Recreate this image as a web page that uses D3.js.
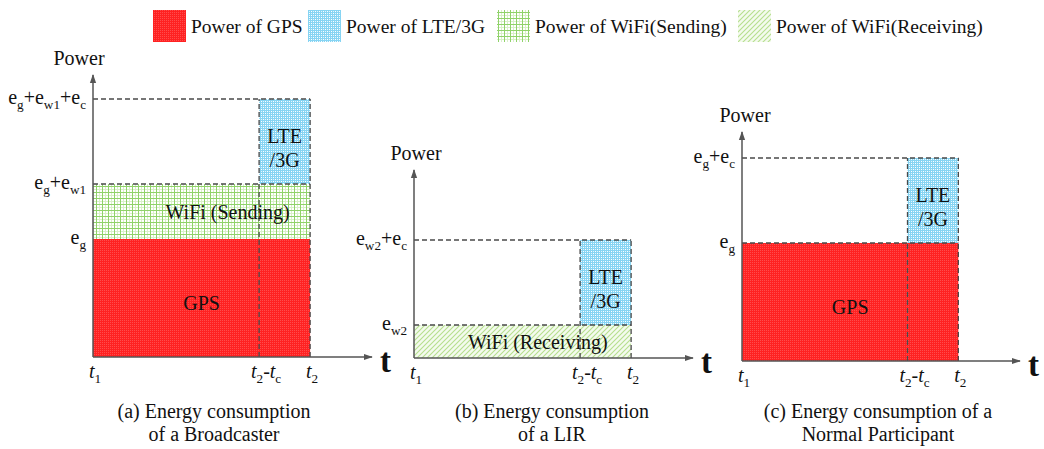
<!DOCTYPE html>
<html><head><meta charset="utf-8">
<script src="https://cdn.jsdelivr.net/npm/d3@7"></script>
<style>
html,body{margin:0;padding:0;background:#fff;}
svg{display:block;}
text{font-family:"Liberation Serif","Times New Roman",serif;fill:#111;}
</style></head>
<body><svg id="chart" width="1044" height="449"></svg>
<script>
// ---------------- data ----------------
const legendLabels = ["Power of GPS","Power of LTE/3G","Power of WiFi(Sending)","Power of WiFi(Receiving)"];
const legendKeys   = ["gps","lte","wifiSend","wifiRecv"];

// time marks (relative units, t1 = 0, t2 = 1)
const timeValues = [0, 0.765, 1];
const timeLabels = ["t_1", "t_2-t_c", "t_2"];
const timeAxisMax = 1.285;

// power components (relative units)
const eg = 118, ew1 = 55, ec = 85, ew2 = 33;

// panel (a) Broadcaster
const levelsA = [eg, eg + ew1, eg + ew1 + ec];
const levelLabelsA = ["e_g", "e_g+e_w1", "e_g+e_w1+e_c"];
const blocksA = [
  {key:"gps",      t0:0,     t1:1, p0:0,        p1:eg,            label:["GPS"]},
  {key:"wifiSend", t0:0,     t1:1, p0:eg,       p1:eg + ew1,      label:["WiFi (Sending)"]},
  {key:"lte",      t0:0.765, t1:1, p0:eg + ew1, p1:eg + ew1 + ec, label:["LTE","/3G"]}
];
// panel (b) LIR
const levelsB = [ew2, ew2 + ec];
const levelLabelsB = ["e_w2", "e_w2+e_c"];
const blocksB = [
  {key:"wifiRecv", t0:0,     t1:1, p0:0,   p1:ew2,      label:["WiFi (Receiving)"]},
  {key:"lte",      t0:0.765, t1:1, p0:ew2, p1:ew2 + ec, label:["LTE","/3G"]}
];
// panel (c) Normal participant
const levelsC = [eg, eg + ec];
const levelLabelsC = ["e_g", "e_g+e_c"];
const blocksC = [
  {key:"gps", t0:0,     t1:1, p0:0,  p1:eg,      label:["GPS"]},
  {key:"lte", t0:0.765, t1:1, p0:eg, p1:eg + ec, label:["LTE","/3G"]}
];
const captionsA = ["(a) Energy consumption", "of a Broadcaster"];
const captionsB = ["(b) Energy consumption", "of a LIR"];
const captionsC = ["(c) Energy consumption of a", "Normal Participant"];

// ---------------- layout ----------------
const panels = [
  {levels:levelsA, levelLabels:levelLabelsA, blocks:blocksA, captions:captionsA,
   x0:93,  base:357, width:279, yMax:282, powerDx:-14, captionX:214, labelOffset:{wifiSend:0.62}},
  {levels:levelsB, levelLabels:levelLabelsB, blocks:blocksB, captions:captionsB,
   x0:414, base:358, width:279, yMax:188, powerDx:2,   captionX:552, labelOffset:{wifiRecv:0.57}},
  {levels:levelsC, levelLabels:levelLabelsC, blocks:blocksC, captions:captionsC,
   x0:742, base:361, width:278, yMax:229, powerDx:3,   captionX:878, labelOffset:{}}
];

const svg = d3.select("#chart");
const defs = svg.append("defs");
const AX = "#555";

// patterns
const pGps = defs.append("pattern").attr("id","p-gps").attr("patternUnits","userSpaceOnUse").attr("width",2).attr("height",2);
pGps.append("rect").attr("width",2).attr("height",2).attr("fill","#ff2222");
pGps.append("rect").attr("width",1).attr("height",1).attr("fill","#ff4c4c");

const pLte = defs.append("pattern").attr("id","p-lte").attr("patternUnits","userSpaceOnUse").attr("width",4).attr("height",4);
pLte.append("rect").attr("width",4).attr("height",4).attr("fill","#86d4f3");
pLte.append("rect").attr("x",1).attr("y",1).attr("width",1).attr("height",1).attr("fill","#ffffff");
pLte.append("rect").attr("x",3).attr("y",3).attr("width",1).attr("height",1).attr("fill","#ffffff");
pLte.append("rect").attr("x",3).attr("y",1).attr("width",1).attr("height",1).attr("fill","#e2f5fd");
pLte.append("rect").attr("x",1).attr("y",3).attr("width",1).attr("height",1).attr("fill","#e2f5fd");

const pWs = defs.append("pattern").attr("id","p-wifiSend").attr("patternUnits","userSpaceOnUse").attr("width",6).attr("height",6);
pWs.append("rect").attr("width",6).attr("height",6).attr("fill","#ffffff");
pWs.append("rect").attr("x",3).attr("width",1).attr("height",6).attr("fill","#d9f0c9");
pWs.append("rect").attr("y",3).attr("width",6).attr("height",1).attr("fill","#d9f0c9");
pWs.append("rect").attr("x",0).attr("width",1).attr("height",6).attr("fill","#90d26a");
pWs.append("rect").attr("y",0).attr("width",6).attr("height",1).attr("fill","#90d26a");

const pWr = defs.append("pattern").attr("id","p-wifiRecv").attr("patternUnits","userSpaceOnUse").attr("width",5).attr("height",5);
pWr.append("rect").attr("width",5).attr("height",5).attr("fill","#f4fbee");
pWr.append("path").attr("d","M-1,6 L6,-1 M-1,1 L1,-1 M4,6 L6,4").attr("stroke","#b6df8e").attr("stroke-width",1.1);

// arrow marker
defs.append("marker").attr("id","arrow").attr("viewBox","0 0 10 10").attr("refX",9).attr("refY",5)
  .attr("markerWidth",6).attr("markerHeight",6).attr("orient","auto")
  .append("path").attr("d","M0,1.5 L10,5 L0,8.5 Z").attr("fill",AX);

// rich text: "_xx" => subscript; italicT => every 't' italic
function richText(sel, str, size, italicT) {
  const tokens = [];
  let i = 0;
  while (i < str.length) {
    if (str[i] === "_") {
      let j = i + 1; let s = "";
      while (j < str.length && /[a-z0-9]/i.test(str[j])) { s += str[j]; j++; }
      tokens.push({sub:true, text:s}); i = j;
    } else {
      let s = "";
      while (i < str.length && str[i] !== "_") { s += str[i]; i++; }
      if (italicT) {
        s.split(/(t)/).filter(d => d.length).forEach(p => tokens.push({sub:false, text:p, it:p === "t"}));
      } else tokens.push({sub:false, text:s});
    }
  }
  let shifted = 0;
  tokens.forEach(tk => {
    const ts = sel.append("tspan").text(tk.text);
    if (tk.sub) {
      ts.attr("font-size", size * 0.66).attr("dy", 5 - shifted); shifted = 5;
    } else {
      ts.attr("font-size", size);
      if (shifted) { ts.attr("dy", -shifted); shifted = 0; }
      if (tk.it) ts.attr("font-style","italic");
    }
  });
}

// legend
const legendX = [153, 308, 497, 738];
const lg = svg.append("g");
legendKeys.forEach((k, i) => {
  lg.append("rect").attr("x", legendX[i]).attr("y", 10).attr("width", 33).attr("height", 32)
    .attr("fill", `url(#p-${k})`);
  lg.append("text").attr("x", legendX[i] + 38).attr("y", 33).attr("font-size", 19.5).text(legendLabels[i]);
});

// panels
panels.forEach(P => {
  const x = d3.scaleLinear().domain([0, timeAxisMax]).range([P.x0, P.x0 + P.width]);
  const y = d3.scaleLinear().domain([0, P.yMax]).range([P.base, P.base - P.yMax]);
  const g = svg.append("g");

  // blocks
  g.selectAll("rect.blk").data(P.blocks).join("rect").attr("class","blk")
    .attr("x", d => x(d.t0)).attr("y", d => y(d.p1))
    .attr("width", d => x(d.t1) - x(d.t0)).attr("height", d => y(d.p0) - y(d.p1))
    .attr("fill", d => `url(#p-${d.key})`);

  const dash = {stroke:"#4a4a4a", "stroke-width":1.3, "stroke-dasharray":"5,3", fill:"none"};
  const lte = P.blocks.find(b => b.key === "lte");
  const hLevels = [lte.p0, lte.p1];
  hLevels.forEach(v => {
    const l = g.append("line").attr("x1", x(0)).attr("x2", x(timeValues[2]))
      .attr("y1", y(v)).attr("y2", y(v));
    Object.entries(dash).forEach(([k, val]) => l.attr(k, val));
  });
  [timeValues[1], timeValues[2]].forEach(t => {
    const l = g.append("line").attr("x1", x(t)).attr("x2", x(t))
      .attr("y1", y(0)).attr("y2", y(lte.p1));
    Object.entries(dash).forEach(([k, val]) => l.attr(k, val));
  });

  // axes
  g.append("line").attr("x1", x(0)).attr("x2", x(0)).attr("y1", y(0)).attr("y2", y(P.yMax))
    .attr("stroke", AX).attr("stroke-width", 1.5).attr("marker-end","url(#arrow)");
  g.append("line").attr("x1", x(0)).attr("x2", x(timeAxisMax)).attr("y1", y(0)).attr("y2", y(0))
    .attr("stroke", AX).attr("stroke-width", 1.5).attr("marker-end","url(#arrow)");

  // axis titles
  g.append("text").attr("x", x(0) + P.powerDx).attr("y", y(P.yMax) - 10)
    .attr("text-anchor","middle").attr("font-size", 20).text("Power");
  g.append("text").attr("x", x(timeAxisMax) + 8).attr("y", y(0) + 15)
    .attr("font-size", 33).attr("font-weight","bold").text("t");

  // y tick labels
  P.levels.forEach((v, i) => {
    const t = g.append("text").attr("x", x(0) - 7).attr("y", y(v) + 5).attr("text-anchor","end");
    richText(t, P.levelLabels[i], 20, false);
  });
  // x tick labels
  timeValues.forEach((v, i) => {
    const t = g.append("text").attr("x", x(v) + (i === 1 ? 7 : 2)).attr("y", y(0) + 21).attr("text-anchor","middle");
    richText(t, timeLabels[i], 20, true);
  });

  // block labels
  P.blocks.forEach(b => {
    const frac = P.labelOffset[b.key] !== undefined ? P.labelOffset[b.key] : 0.5;
    const cx = x(b.t0 + (b.t1 - b.t0) * frac);
    const cy = (y(b.p0) + y(b.p1)) / 2;
    if (b.label.length === 1) {
      g.append("text").attr("x", cx).attr("y", cy + (b.key === "gps" ? 12 : 7))
        .attr("text-anchor","middle").attr("font-size", 20).text(b.label[0]);
    } else {
      b.label.forEach((s, k) => {
        g.append("text").attr("x", cx).attr("y", cy + 1 + k * 24)
          .attr("text-anchor","middle").attr("font-size", 20).text(s);
      });
    }
  });

  // captions
  P.captions.forEach((s, k) => {
    svg.append("text").attr("x", P.captionX).attr("y", 418 + k * 23)
      .attr("text-anchor","middle").attr("font-size", 20).text(s);
  });
});
</script></body></html>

-.-.-

*WRITTEN REQUEST*: Skip every picture and return the lines above from the top through the one that contains "const eg = 118, ew1 = 55, ec = 85, ew2 = 33;".

*EXERCISE RESULT*:
Recreate this image as a web page that uses D3.js.
<!DOCTYPE html>
<html><head><meta charset="utf-8">
<script src="https://cdn.jsdelivr.net/npm/d3@7"></script>
<style>
html,body{margin:0;padding:0;background:#fff;}
svg{display:block;}
text{font-family:"Liberation Serif","Times New Roman",serif;fill:#111;}
</style></head>
<body><svg id="chart" width="1044" height="449"></svg>
<script>
// ---------------- data ----------------
const legendLabels = ["Power of GPS","Power of LTE/3G","Power of WiFi(Sending)","Power of WiFi(Receiving)"];
const legendKeys   = ["gps","lte","wifiSend","wifiRecv"];

// time marks (relative units, t1 = 0, t2 = 1)
const timeValues = [0, 0.765, 1];
const timeLabels = ["t_1", "t_2-t_c", "t_2"];
const timeAxisMax = 1.285;

// power components (relative units)
const eg = 118, ew1 = 55, ec = 85, ew2 = 33;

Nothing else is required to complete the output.